This is the first of a new addition to this blog, and until I can find a shorter name, it’s called “What We Can Learn from Games that Flew Under the Radar.” It’s going to be exactly what it says on the tin. We’re going to look at games that either didn’t sell well or people just ignored for some reason, and why I think they have something to offer. It’s a double whammy of seriously discussing how games can be improved, and giving free publicity to great games that really need it. Today I want to talk about a game that came out last Fall that for whatever reason, people just kind of ignored; Enslaved: Odyssey to the West.

Looked good AND had substance.

There were a lot of things I liked about this game. Visually it was a rebellion against a lot of games that had come out recently. It presented a post-apocalyptic setting that instead of being brown and gray was awash with color. Green vegetation covered ruined buildings which opened up to bright blue skies. The colorful beauty of the natural world clashed nicely against the crumbling concrete and steel architecture and the rusting machines you routinely pounded into oblivion. The death of civilization had never looked better. It brought aesthetics and a carefully picked color palette to the Unreal Engine, creating what is in my opinion as an artist, the best looking game of 2010. But it’s not the visuals I want to talk about, that goes with out saying. Brown and gray are going out of style, color is the grime. No what I want to talk about is how Enslaved perfected cover based mechanics, and no one noticed.

Ever since Gears of War came out, we’ve experience a trend of context-sensitive cover based shooters. And by trend I mean deluge. The problem is that there’s a fundamental flaw to cover based games that no one seems to be able to fix, or even address for that matter. Namely in order to jump over a chest high wall the character first has to run up to it and press the button in order to get into cover. Once in cover the player can now jump over it. There’s no way to fix this, since these controls are context sensitive and the run command is usually the same as the cover and jump over cover command. I mean you can just have it so a character who runs up to cover will automatically jump over it. That would be suicide. You’d either have to amble over the cover and get shot to death, or run and risk jumping over the cover and get shot to death. I didn’t really have a problem with this setup, until a point in Mass Effect 2 that really drove home to me how silly this whole business is. It was the part when I had to climb up a bunch of steps made out of containers. The steps where too big to just walk over, so I had to get into cover, then jump over the cover, then into the next cover, and so on until I had ascended the little step pyramid they had going on. Clearly there has to be a better way.

Now there is.

In Enslaved getting into cover isn’t based on context sensitive controls, but context sensitive positioning in the environment.  There’s no button to make the player character Monkey get into to cover. If you’re near cover and you’re being shot at, you automatically crouch as long as you stay behind it. So if you want to jump over cover and have no intention of staying behind it for a second, just keep on running and them jump over it. It’s that simple. This system also has to added benefit of removing the problem of having the unnatural feeling that the character isn’t so much behind cover, as that they’re Velcro’d  to it.

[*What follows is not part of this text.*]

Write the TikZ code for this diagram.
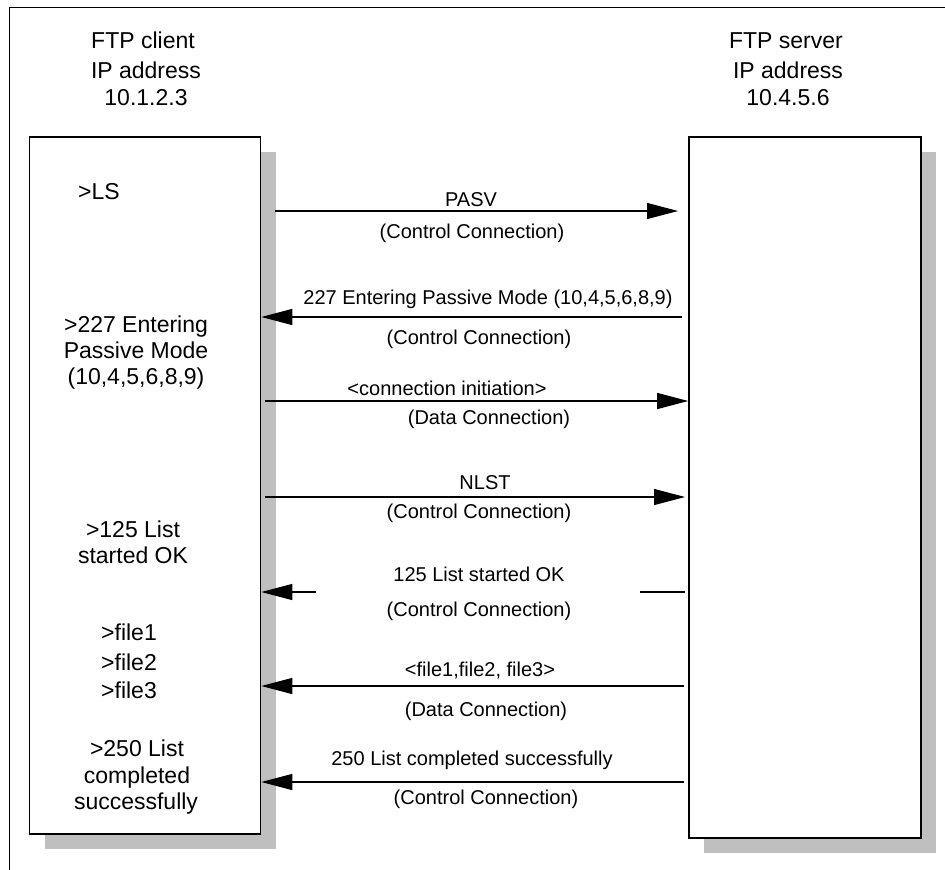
\documentclass[tikz,border=0pt]{standalone}
\usepackage{fontspec}
\setmainfont{Liberation Sans}
\usetikzlibrary{arrows.meta,shadows}
\begin{document}
\begin{tikzpicture}[x=1pt,y=-1pt,
  box/.style={draw=black, line width=1.6pt, fill=white, inner sep=0pt,
    drop shadow={shadow xshift=15pt, shadow yshift=-15pt, fill=black!25, opacity=1}},
  big/.style={font=\fontsize{23}{27}\selectfont, inner sep=0pt, anchor=base},
  lbl/.style={font=\fontsize{20}{24}\selectfont, inner sep=0pt, anchor=base},
  msg/.style={line width=1.2pt, -{Triangle[length=31pt,width=16pt]}},
  plainline/.style={line width=1.2pt}]
\useasboundingbox (0,0) rectangle (945,870);
\fill[white] (0,0) rectangle (945,870);
\draw[line width=1pt] (9,870) -- (9,7) -- (945,7);

% boxes
\node[box, minimum width=231pt, minimum height=697pt] (client) at (145,485.5) {};
\node[box, minimum width=232pt, minimum height=701pt] (server) at (805,487.5) {};

% headers
\node[big] (c1) at (143,48) {FTP client};
\node[big] (c2) at (146,78) {IP address};
\node[big] (c3) at (146,105) {10.1.2.3};
\node[big] (s1) at (786,48) {FTP server};
\node[big] (s2) at (788,78) {IP address};
\node[big] (s3) at (788,105) {10.4.5.6};

% client texts
\node[big] (t1) at (99,199) {>LS};
\node[big] (t2a) at (136,332) {>227 Entering};
\node[big] (t2b) at (136,358) {Passive Mode};
\node[big] (t2c) at (136,384) {(10,4,5,6,8,9)};
\node[big] (t3a) at (133,537) {>125 List};
\node[big] (t3b) at (133,563) {started OK};
\node[big] (t4a) at (129,640) {>file1};
\node[big] (t4b) at (129,670) {>file2};
\node[big] (t4c) at (129,698) {>file3};
\node[big] (t5a) at (137,756) {>250 List};
\node[big] (t5b) at (137,783) {completed};
\node[big] (t5c) at (136,809) {successfully};

% arrows
\coordinate (a1) at (275,211); \coordinate (b1) at (678,211);
\draw[msg] (a1) -- (b1);
\coordinate (a2) at (682,317);
\draw[msg] (a2) -- (client.east |- a2);
\coordinate (a3) at (265,401);
\draw[msg] (a3) -- (server.west |- a3);
\coordinate (a4) at (265,497); \coordinate (b4) at (685,497);
\draw[msg] (a4) -- (b4);
\coordinate (a5) at (316,592);
\draw[msg] (a5) -- (client.east |- a5);
\coordinate (c5) at (640,592); \coordinate (d5) at (685,592);
\draw[plainline] (c5) -- (d5);
\coordinate (a6) at (684,686);
\draw[msg] (a6) -- (client.east |- a6);
\coordinate (a7) at (684,782);
\draw[msg] (a7) -- (client.east |- a7);

% labels
\node[lbl] (m1a) at (471,206) {PASV};
\node[lbl] (m1b) at (472,238) {(Control Connection)};
\node[lbl] (m2a) at (488,304) {227 Entering Passive Mode (10,4,5,6,8,9)};
\node[lbl] (m2b) at (479,344) {(Control Connection)};
\node[lbl] (m3a) at (447,395) {<connection initiation>};
\node[lbl] (m3b) at (489,424) {(Data Connection)};
\node[lbl] (m4a) at (485,489) {NLST};
\node[lbl] (m4b) at (479,518) {(Control Connection)};
\node[lbl] (m5a) at (479,581) {125 List started OK};
\node[lbl] (m5b) at (479,616) {(Control Connection)};
\node[lbl] (m6a) at (480,676) {<file1,file2, file3>};
\node[lbl] (m6b) at (486,716) {(Data Connection)};
\node[lbl] (m7a) at (472,765) {250 List completed successfully};
\node[lbl] (m7b) at (486,804) {(Control Connection)};
\end{tikzpicture}
\end{document}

I think that this is a brilliant way to innovate, what is already a great system. I like cover based shooting, so long as there’s more to it. I loved how in Gears of War I felt like a real solider, and not some iron-wrought vault man who could take a million machine gun rounds to the face. But it’s ruined somewhat by the context-sensitive controls and the sensation that you’ve become glued to the walls. Enslaved is a significantly better way of doing it, and it’s such a shame that not enough people paied attention to it. To any developer working on a cover based shooter (which is probably all of you), try out Enslaved. It’s worth it.